Experienced trekkers are probably already trying to hide their smile behind their beard. It's common wisdom that food shouldn't be stored inside or right next to the tent. However, having mainly camped on campsites where it's convenient to gather all your gear as near to you as possible, or having been lucky when camping in the wild, it just didn't occur to me that time. I was glad it wasn't a wolf or a bear, but also happy that due to the mistake I got some nice pictures of the fox. :)
My next step was to carefully pack all the food and related items such as the trash bag and hang them up to tree branches as high as I could reach, away from the tent of course. The fox came still back at least once, but after not getting anything eventually gave up.
Besides the fox, I saw some impressive gorges and caves in the Apuseni mountains. More about them when I get my pictures sorted, which never seems to occur in a timely fashion. I've also been in two cities, first in Oradea right after the Hungarian border and now in Cluj-Napoca at the western edge of Transsylvania.
Riding through the Romanian countryside I'm clearly an odd sight, even more so than in Poland or Slovakia. On the roads shared by pedestrians, horse carriages, hens, ducks, dogs, cows and nowadays also an increasing number of cars, a touring cyclist doesn't exactly blend in the crowd. I've taken the habit of waving my hand and saying hello in the local language to the people standing next to the road and looking curiously at me.
Traffic on the main roads and in cities has been a bit wilder than in the previous countries I crossed, with the exception of Kaliningrad, where it was comparable. I need to pay attention, as it only takes one bad accident to end the whole trip, but I haven't found it too bad yet. Small roads have been fairly quiet. People have been friendly and I've liked it a lot this far. The only sad thing has been the large amount of trash carelessly thrown in the nature. Most of the young Romanians I've met mention it too, it seems to disturb many of them as well. Maybe that's an indication that it'll change in the future. I hope so, the country is too beautiful to be spoiled by trash and other pollution.

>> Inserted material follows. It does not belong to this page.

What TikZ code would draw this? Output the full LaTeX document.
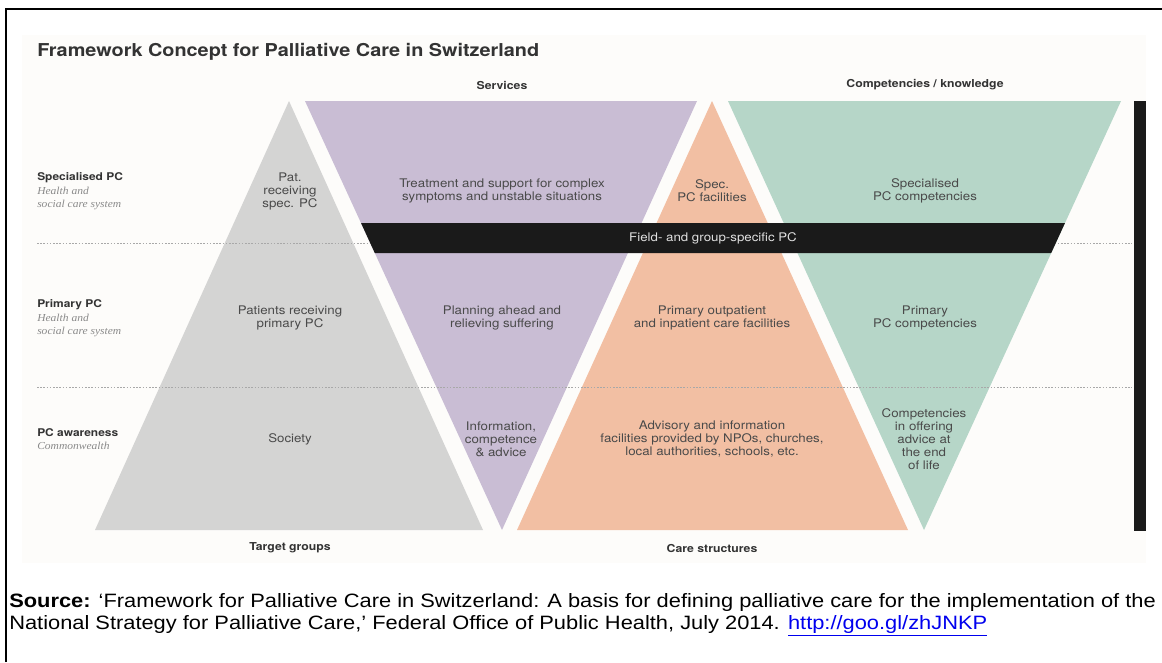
\documentclass[tikz,border=0pt]{standalone}
\usepackage{fontspec}
\setmainfont{Liberation Sans}
\newfontfamily\diagfont[FakeStretch=1.12]{TeX Gyre Heros}
\newfontfamily\noteserif[FakeStretch=1.08]{Liberation Serif}
\newfontfamily\notefont[FakeStretch=1.13]{Liberation Sans}
\usetikzlibrary{calc}

\definecolor{paper}{HTML}{FDFCFA}
\definecolor{tgray}{HTML}{D4D4D3}
\definecolor{tpurple}{HTML}{C9BDD4}
\definecolor{torange}{HTML}{F2BFA3}
\definecolor{tgreen}{HTML}{B6D6C8}
\definecolor{bandblack}{HTML}{1A1A1A}
\definecolor{inktext}{HTML}{4A4A4A}
\definecolor{headtext}{HTML}{333333}
\definecolor{notegray}{HTML}{8A8A8A}
\definecolor{dotgray}{HTML}{A8A8A8}
\definecolor{linkblue}{HTML}{0000EE}

\tikzset{
  celltext/.style={align=center, text=inktext, inner sep=0pt,
    font=\diagfont\fontsize{8.9}{9.75}\selectfont},
  headtext/.style={text=headtext, inner sep=0pt,
    font=\diagfont\bfseries\fontsize{8.2}{9.75}\selectfont},
  rowhead/.style={anchor=base west, text=headtext, inner sep=0pt,
    font=\diagfont\bfseries\fontsize{8.0}{9.75}\selectfont},
  rownote/.style={anchor=base west, text=notegray, inner sep=0pt,
    font=\noteserif\itshape\fontsize{8}{9.5}\selectfont},
  levelline/.style={dotgray, line width=0.5pt, dash pattern=on 1.2pt off 1.2pt},
  sourceline/.style={anchor=base west, inner sep=0pt,
    font=\notefont\fontsize{14.5}{16}\selectfont}
}

\begin{document}
\begin{tikzpicture}[x=0.75pt, y=-0.75pt]
\useasboundingbox (0,0) rectangle (1162,662);
\fill[white] (0,0) rectangle (1162,662);

% page frame
\draw[line width=1.5pt] (6,662) -- (6,9) -- (1162,9);

% figure background
\fill[paper] (22,35) rectangle (1146,563);

% corner points of the four triangles
\coordinate (gA) at (289,101);  \coordinate (gL) at (95,530);   \coordinate (gR) at (483,530);
\coordinate (pL) at (305,101);  \coordinate (pR) at (697,101);  \coordinate (pB) at (502,530);
\coordinate (oA) at (712,101);  \coordinate (oL) at (517,530);  \coordinate (oR) at (908,530);
\coordinate (cL) at (728,101);  \coordinate (cR) at (1121,101); \coordinate (cB) at (924,530);

\fill[tgray]   (gA) -- (gL) -- (gR) -- cycle;
\fill[tpurple] (pL) -- (pR) -- (pB) -- cycle;
\fill[torange] (oA) -- (oL) -- (oR) -- cycle;
\fill[tgreen]  (cL) -- (cR) -- (cB) -- cycle;

% level separators
\draw[levelline] (37,243) -- (1132,243);
\draw[levelline] (37,387) -- (1132,387);

% cross-cutting band, its ends following the outer triangle sides
\coordinate (bTL) at ($(pL)!0.2844!(pB)$);
\coordinate (bBL) at ($(pL)!0.3543!(pB)$);
\coordinate (bTR) at ($(cR)!0.2844!(cB)$);
\coordinate (bBR) at ($(cR)!0.3543!(cB)$);
\fill[bandblack] (bTL) -- (bTR) -- (bBR) -- (bBL) -- cycle;
\node[celltext, text=black!12] (band) at (713,238) {Field- and group-specific PC};

% vertical bar on the right
\fill[bandblack] (1134,101) rectangle (1146,531);

% title and column headings
\node[anchor=west, inner sep=0pt, text=headtext,
  font=\diagfont\bfseries\fontsize{13.3}{15}\selectfont] (title) at (37,52)
  {Framework Concept for Palliative Care in Switzerland};
\node[headtext] (hServ) at (502,85) {Services};
\node[headtext] (hComp) at (925,85) {Competencies / knowledge};
\node[headtext] (hTarget) at (290,548) {Target groups};
\node[headtext] (hCare) at (712,548) {Care structures};

% row labels
\node[rowhead] (rSpec) at (37,180) {Specialised PC};
\node[rownote] (rSpecA) at (37,194) {Health and};
\node[rownote] (rSpecB) at (37,207) {social care system};
\node[rowhead] (rPrim) at (37,307) {Primary PC};
\node[rownote] (rPrimA) at (37,321) {Health and};
\node[rownote] (rPrimB) at (37,334) {social care system};
\node[rowhead] (rAware) at (37,436) {PC awareness};
\node[rownote] (rAwareA) at (37,449) {Commonwealth};

% target groups
\node[celltext] (t1) at (290,191) {Pat.\\receiving\\spec. PC};
\node[celltext] (t2) at (290,318) {Patients receiving\\primary PC};
\node[celltext] (t3) at (290,439) {Society};

% services
\node[celltext] (s1) at (502,191) {Treatment and support for complex\\symptoms and unstable situations};
\node[celltext] (s2) at (502,318) {Planning ahead and\\relieving suffering};
\node[celltext] (s3) at (501,439) {Information,\\competence\\\& advice};

% care structures
\node[celltext] (c1) at (712,191) {Spec.\\PC facilities};
\node[celltext] (c2) at (712,318) {Primary outpatient\\and inpatient care facilities};
\node[celltext] (c3) at (712,439) {Advisory and information\\facilities provided by NPOs, churches,\\local authorities, schools, etc.};

% competencies
\node[celltext] (k1) at (925,191) {Specialised\\PC competencies};
\node[celltext] (k2) at (925,318) {Primary\\PC competencies};
\node[celltext] (k3) at (924,439) {Competencies\\in offering\\advice at\\the end\\of life};

% source note
\node[sourceline] (src1) at (9,607) {\textbf{Source:} ‘Framework for Palliative Care in Switzerland: A basis for defining palliative care for the implementation of the};
\node[sourceline] (src2) at (9,629) {National Strategy for Palliative Care,’ Federal Office of Public Health, July 2014. \textcolor{linkblue}{\underline{http://goo.gl/zhJNKP}}};
\end{tikzpicture}
\end{document}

Memories from North-Eastern Hungary
Posted: 2006-09-06 02:01:15, Categories: Travel, Hungary, Cycling, 186 words (permalink)I spent the last eight days cycling through the North-Eastern Hungary, stopping in a few places. The landscape was hilly in Eger and Miskolc, and then turned into great plains when continuing towards Debrecen. Here are a few nice memories from the area, this time written only as short notes:
- Climbing up the very narrow stairs to the top of the minaret and tasting local wines in Eger
- Enjoying delicious pörkölt (a meat stew) in Sajoszentpeter (near Miskolc) at the home of Gabi, a friend from the Hospitality Club
- Looking down to the green Bükk plateau from the Tar-kö peak in the Bükk national park
- Listening to the wind while camping wild by the Tisza river
- Watching snakes wiggle on the ground and cranes fly across the sky in the Hortobagyi national park
- Meeting the Balogh family in Bocskaikert
- Taking a peek inside the impressive university main building in Debrecen
Tomorrow (or actually today, as it's already past midnight) I plan to reach Oradea in Romania. From there I'll continue towards the mountains again. New country, new adventures coming up.